Prompt: Working from the top of the listing below, retype each line through the line containing "(0,0) rectangle (868,618);", both included, with no pictures.

Stored rows:
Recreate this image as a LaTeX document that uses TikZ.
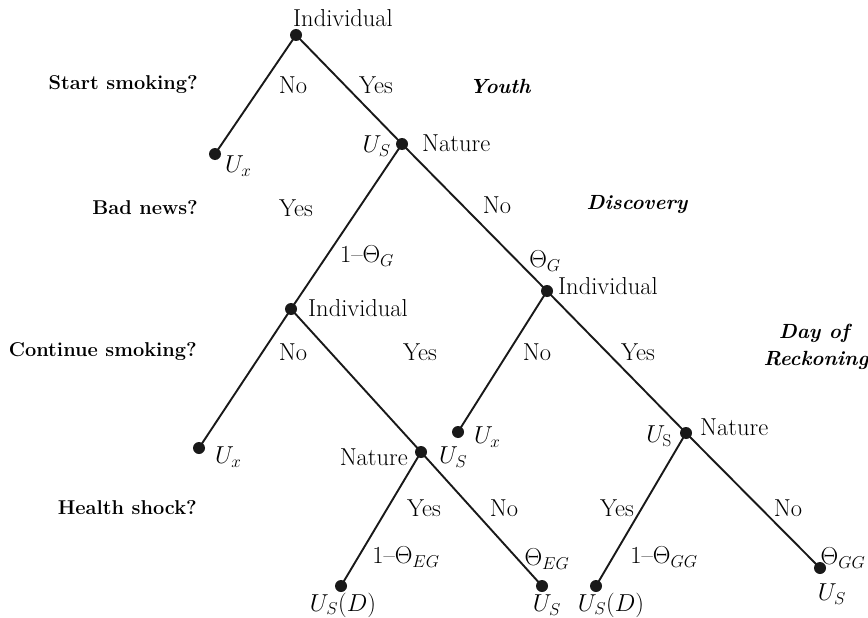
\documentclass[tikz,border=0pt]{standalone}
\usepackage{fix-cm}
\begin{document}
\begin{tikzpicture}[x=1pt,y=-1pt,
  dot/.style={circle,fill=black!90,inner sep=0pt,minimum size=12pt},
  txt/.style={inner sep=0pt,font=\fontsize{24.5}{28}\selectfont},
  qlabel/.style={inner sep=0pt,anchor=east,font=\fontsize{20}{24}\selectfont\bfseries},
  era/.style={inner sep=0pt,font=\fontsize{20.5}{24}\selectfont\bfseries\itshape},
  branch/.style={line width=1.9pt,black!90}]
\useasboundingbox (0,0) rectangle (868,618);

% decision / chance nodes
\node[dot] (A) at (296,35) {};
\node[dot] (B) at (215,154) {};
\node[dot] (C) at (402,144) {};
\node[dot] (D) at (291,309) {};
\node[dot] (E) at (547,291) {};
\node[dot] (F) at (199,448) {};
\node[dot] (G) at (421,452) {};
\node[dot] (H) at (458,432) {};
\node[dot] (I) at (686,433) {};
\node[dot] (J) at (341,586) {};
\node[dot] (K) at (542,586) {};
\node[dot] (L) at (596,586) {};
\node[dot] (M) at (820,568) {};

% branches
\draw[branch] (A.center) -- (B.center);
\draw[branch] (A.center) -- (C.center);
\draw[branch] (C.center) -- (D.center);
\draw[branch] (C.center) -- (E.center);
\draw[branch] (D.center) -- (F.center);
\draw[branch] (D.center) -- (G.center);
\draw[branch] (E.center) -- (H.center);
\draw[branch] (E.center) -- (I.center);
\draw[branch] (G.center) -- (J.center);
\draw[branch] (G.center) -- (K.center);
\draw[branch] (I.center) -- (L.center);
\draw[branch] (I.center) -- (M.center);

% node labels
\node[txt,anchor=west] (lA) at (293,18) {Individual};
\node[txt,anchor=west] (lB) at (225,166) {$U_x$};
\node[txt,anchor=east] (lC1) at (391,146) {$U_S$};
\node[txt,anchor=west] (lC2) at (422,143) {Nature};
\node[txt,anchor=west] (lD) at (308,308) {Individual};
\node[txt,anchor=west] (lE) at (558,286) {Individual};
\node[txt,anchor=west] (lF) at (215,457) {$U_x$};
\node[txt,anchor=west] (lH) at (474,437) {$U_x$};
\node[txt,anchor=east] (lG1) at (408,457) {Nature};
\node[txt,anchor=west] (lG2) at (439,457) {$U_S$};
\node[txt,anchor=east] (lI1) at (672,436) {$U_\mathrm{S}$};
\node[txt,anchor=west] (lI2) at (700,427) {Nature};
\node[txt] (lJ) at (343,605) {$U_S(D)$};
\node[txt] (lK) at (547,605) {$U_S$};
\node[txt] (lL) at (611,605) {$U_S(D)$};
\node[txt] (lM) at (832,594) {$U_S$};

% stage questions
\node[qlabel] (q1) at (198,85) {Start smoking?};
\node[qlabel] (q2) at (198,208) {Bad news?};
\node[qlabel] (q3) at (197,352) {Continue smoking?};
\node[qlabel] (q4) at (197,508) {Health shock?};

% stage names
\node[era] (e1) at (500,86) {Youth};
\node[era] (e2) at (637,205) {Discovery};
\node[era] (e3) at (814,333) {Day of};
\node[era] (e4) at (816,360) {Reckoning};

% branch labels
\node[txt] (b1) at (293,85) {No};
\node[txt] (b2) at (376,85) {Yes};
\node[txt] (b3) at (296,208) {Yes};
\node[txt] (b4) at (497,205) {No};
\node[txt] (b5) at (293,352) {No};
\node[txt] (b6) at (420,352) {Yes};
\node[txt] (b7) at (537,352) {No};
\node[txt] (b8) at (638,352) {Yes};
\node[txt] (b9) at (424,508) {Yes};
\node[txt] (b10) at (504,508) {No};
\node[txt] (b11) at (617,508) {Yes};
\node[txt] (b12) at (788,508) {No};

% probabilities
\node[txt] (p1) at (367,256) {1--$\Theta_G$};
\node[txt] (p2) at (545,261) {$\Theta_G$};
\node[txt] (p3) at (406,557) {1--$\Theta_{EG}$};
\node[txt] (p4) at (547,559) {$\Theta_{EG}$};
\node[txt] (p5) at (664,557) {1--$\Theta_{GG}$};
\node[txt] (p6) at (843,558) {$\Theta_{GG}$};
\end{tikzpicture}
\end{document}
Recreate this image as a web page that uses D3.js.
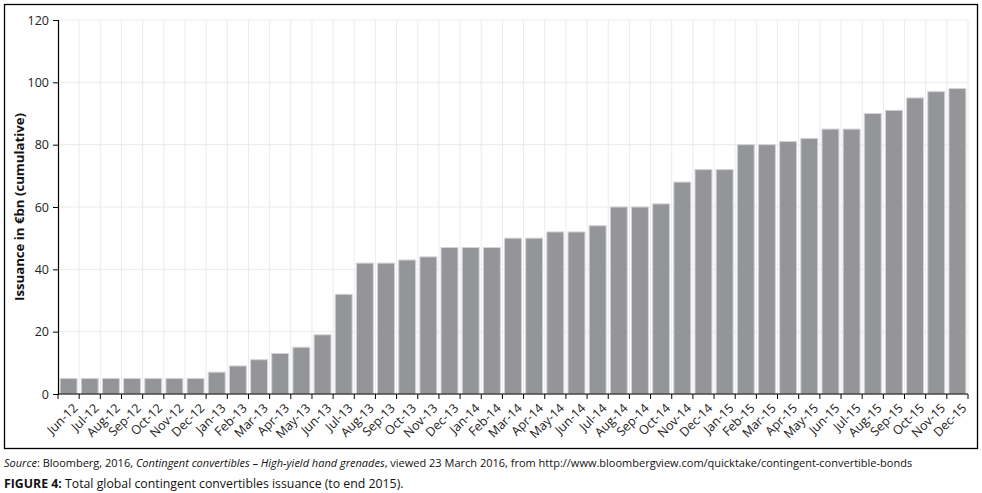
<!DOCTYPE html>
<html><head><meta charset="utf-8">
<script src="https://cdn.jsdelivr.net/npm/d3@7"></script>
<style>
body{margin:0;background:#fff;}
svg{display:block;}
</style></head>
<body>
<svg id="chart" width="982" height="493"></svg>
<script>
const categories = ["Jun-12","Jul-12","Aug-12","Sep-12","Oct-12","Nov-12","Dec-12",
"Jan-13","Feb-13","Mar-13","Apr-13","May-13","Jun-13","Jul-13","Aug-13","Sep-13","Oct-13","Nov-13","Dec-13",
"Jan-14","Feb-14","Mar-14","Apr-14","May-14","Jun-14","Jul-14","Aug-14","Sep-14","Oct-14","Nov-14","Dec-14",
"Jan-15","Feb-15","Mar-15","Apr-15","May-15","Jun-15","Jul-15","Aug-15","Sep-15","Oct-15","Nov-15","Dec-15"];
const values = [5,5,5,5,5,5,5,
7,9,11,13,15,19,32,42,42,43,44,47,
47,47,50,50,52,52,54,60,60,61,68,72,
72,80,80,81,82,85,85,90,91,95,97,98];
const yTicks = [0,20,40,60,80,100,120];

(function(){
const svg = d3.select("#chart");
const pL = 58, pR = 968, pT = 20, pB = 394;
const font = "'Open Sans', 'Liberation Sans', sans-serif";

svg.append("rect").attr("x",4.5).attr("y",4.5).attr("width",973).attr("height",444)
  .attr("fill","none").attr("stroke","#000").attr("stroke-width",1.3);

const x = d3.scaleBand().domain(categories).range([pL,pR]).paddingInner(0.2).paddingOuter(0.1);
const y = d3.scaleLinear().domain([0,120]).range([pB,pT]);
const step = x.step();

const g = svg.append("g");
g.selectAll(".hg").data(yTicks.slice(1)).join("line")
  .attr("x1",pL).attr("x2",pR).attr("y1",d=>y(d)).attr("y2",d=>y(d))
  .attr("stroke","#ebebeb").attr("stroke-width",1);
const bounds = d3.range(categories.length+1);
g.selectAll(".vg").data(bounds.slice(1)).join("line")
  .attr("x1",i=>pL+i*step).attr("x2",i=>pL+i*step).attr("y1",pT).attr("y2",pB)
  .attr("stroke","#ebebeb").attr("stroke-width",1);

svg.append("g").selectAll("rect").data(values).join("rect")
  .attr("x",(d,i)=>x(categories[i]))
  .attr("y",d=>y(d))
  .attr("width",x.bandwidth())
  .attr("height",d=>pB-y(d))
  .attr("fill","#939598").attr("stroke","#d4d4d6").attr("stroke-width",1);

const ya = svg.append("g").attr("transform",`translate(${pL},0)`)
  .call(d3.axisLeft(y).tickValues(yTicks).tickSize(5).tickPadding(4));
ya.select(".domain").attr("stroke","#000").attr("stroke-width",1.2);
ya.selectAll(".tick line").attr("stroke","#000");
ya.selectAll("text").attr("font-family",font).attr("font-size",12.5).attr("fill","#222");

const xa = svg.append("g");
xa.append("line").attr("x1",pL).attr("x2",pR).attr("y1",pB).attr("y2",pB)
  .attr("stroke","#000").attr("stroke-width",1.2);
xa.selectAll(".xt").data(bounds).join("line")
  .attr("x1",i=>pL+i*step).attr("x2",i=>pL+i*step).attr("y1",pB).attr("y2",pB+5)
  .attr("stroke","#000");
xa.selectAll("text").data(categories).join("text")
  .attr("transform",d=>`translate(${x(d)+x.bandwidth()/2+5},${pB+10}) rotate(-45)`)
  .attr("text-anchor","end").attr("dy","0.55em")
  .attr("font-family",font).attr("font-size",12.5).attr("fill","#222")
  .text(d=>d);

svg.append("text").attr("transform",`translate(24,${(pT+pB)/2}) rotate(-90)`)
  .attr("text-anchor","middle").attr("font-family",font).attr("font-size",13.2)
  .attr("font-weight","bold").attr("fill","#111").text("Issuance in €bn (cumulative)");

const src = svg.append("text").attr("x",4).attr("y",467).attr("font-family",font)
  .attr("font-size",11).attr("fill","#111");
src.append("tspan").attr("font-style","italic").text("Source");
src.append("tspan").text(": Bloomberg, 2016, ");
src.append("tspan").attr("font-style","italic").text("Contingent convertibles – High-yield hand grenades");
src.append("tspan").text(", viewed 23 March 2016, from http://www.bloombergview.com/quicktake/contingent-convertible-bonds");

const cap = svg.append("text").attr("x",4).attr("y",488).attr("font-family",font)
  .attr("font-size",12.3).attr("fill","#111");
cap.append("tspan").attr("font-weight","bold").text("FIGURE 4:");
cap.append("tspan").text(" Total global contingent convertibles issuance (to end 2015).");
})();
</script>
</body></html>
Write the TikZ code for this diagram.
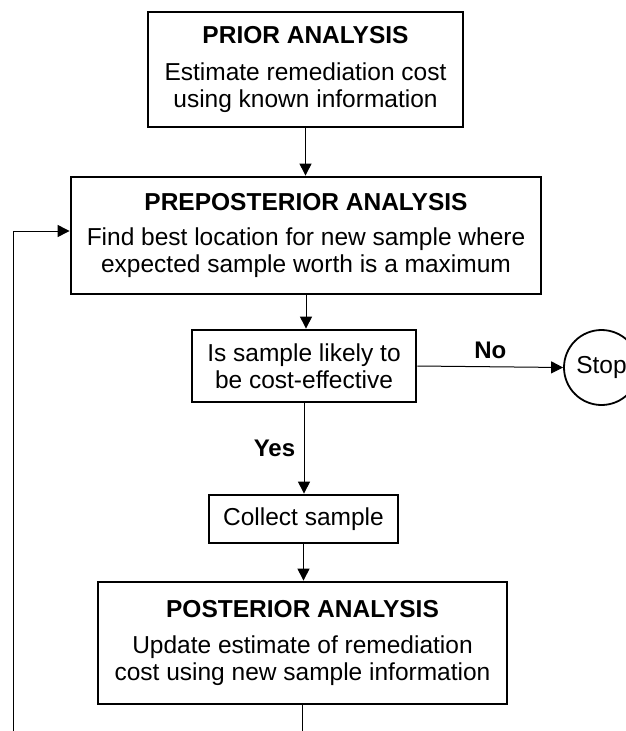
\documentclass[tikz,border=0pt]{standalone}
\usepackage{fontspec}
\setmainfont{Liberation Sans}
\usetikzlibrary{arrows.meta}
\begin{document}
\begin{tikzpicture}[x=1pt,y=-1pt,
  every node/.style={font=\fontsize{24.5}{27}\selectfont},
  box/.style={draw, line width=2.8pt, align=center, inner sep=0pt},
  conn/.style={line width=1pt},
  arr/.style={conn, -{Triangle[length=12pt,width=12pt]}},
  lbl/.style={font=\fontsize{24}{27}\selectfont\bfseries}]
\useasboundingbox (0,0) rectangle (626,731);
\node[box, minimum width=315, minimum height=115] (prior) at (305.5,69.5)
  {{\bfseries PRIOR ANALYSIS}\\[10pt]Estimate remediation cost\\using known information};
\node[box, minimum width=470, minimum height=117] (prepost) at (306,235.5)
  {{\bfseries PREPOSTERIOR ANALYSIS}\\[8pt]Find best location for new sample where\\expected sample worth is a maximum};
\node[box, minimum width=224, minimum height=72] (decide) at (304,366)
  {Is sample likely to\\be cost-effective};
\node[draw, circle, line width=1.8pt, minimum size=75, inner sep=0pt] (stop) at (601.5,367.5) {Stop};
\node[box, minimum width=189, minimum height=48] (collect) at (303.5,519) {Collect sample};
\node[box, minimum width=409, minimum height=122] (post) at (302.5,643)
  {{\bfseries POSTERIOR ANALYSIS}\\[9pt]Update estimate of remediation\\cost using new sample information};
\coordinate (postend) at (302.5,731);
\coordinate (loopbot) at (13,731);
\draw[arr] (prior.south) -- (prior.south |- prepost.north);
\draw[arr] (prepost.south) -- (prepost.south |- decide.north);
\draw[arr] (decide.east) -- (stop.west) node[lbl, midway, above=4pt] {No};
\draw[arr] (decide.south) -- (decide.south |- collect.north) node[lbl, pos=0.5, left=5pt] {Yes};
\draw[arr] (collect.south) -- (collect.south |- post.north);
\draw[conn] (post.south) -- (postend);
\draw[arr] (loopbot) |- ([yshift=4.5pt]prepost.west);
\end{tikzpicture}
\end{document}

Right answer:
Recreate this image as a LaTeX document that uses TikZ.
\documentclass[tikz,border=0pt]{standalone}
\usepackage{fix-cm}
\begin{document}
\begin{tikzpicture}[x=1pt,y=-1pt,
  dot/.style={circle,fill=black!90,inner sep=0pt,minimum size=12pt},
  txt/.style={inner sep=0pt,font=\fontsize{24.5}{28}\selectfont},
  qlabel/.style={inner sep=0pt,anchor=east,font=\fontsize{20}{24}\selectfont\bfseries},
  era/.style={inner sep=0pt,font=\fontsize{20.5}{24}\selectfont\bfseries\itshape},
  branch/.style={line width=1.9pt,black!90}]
\useasboundingbox (0,0) rectangle (868,618);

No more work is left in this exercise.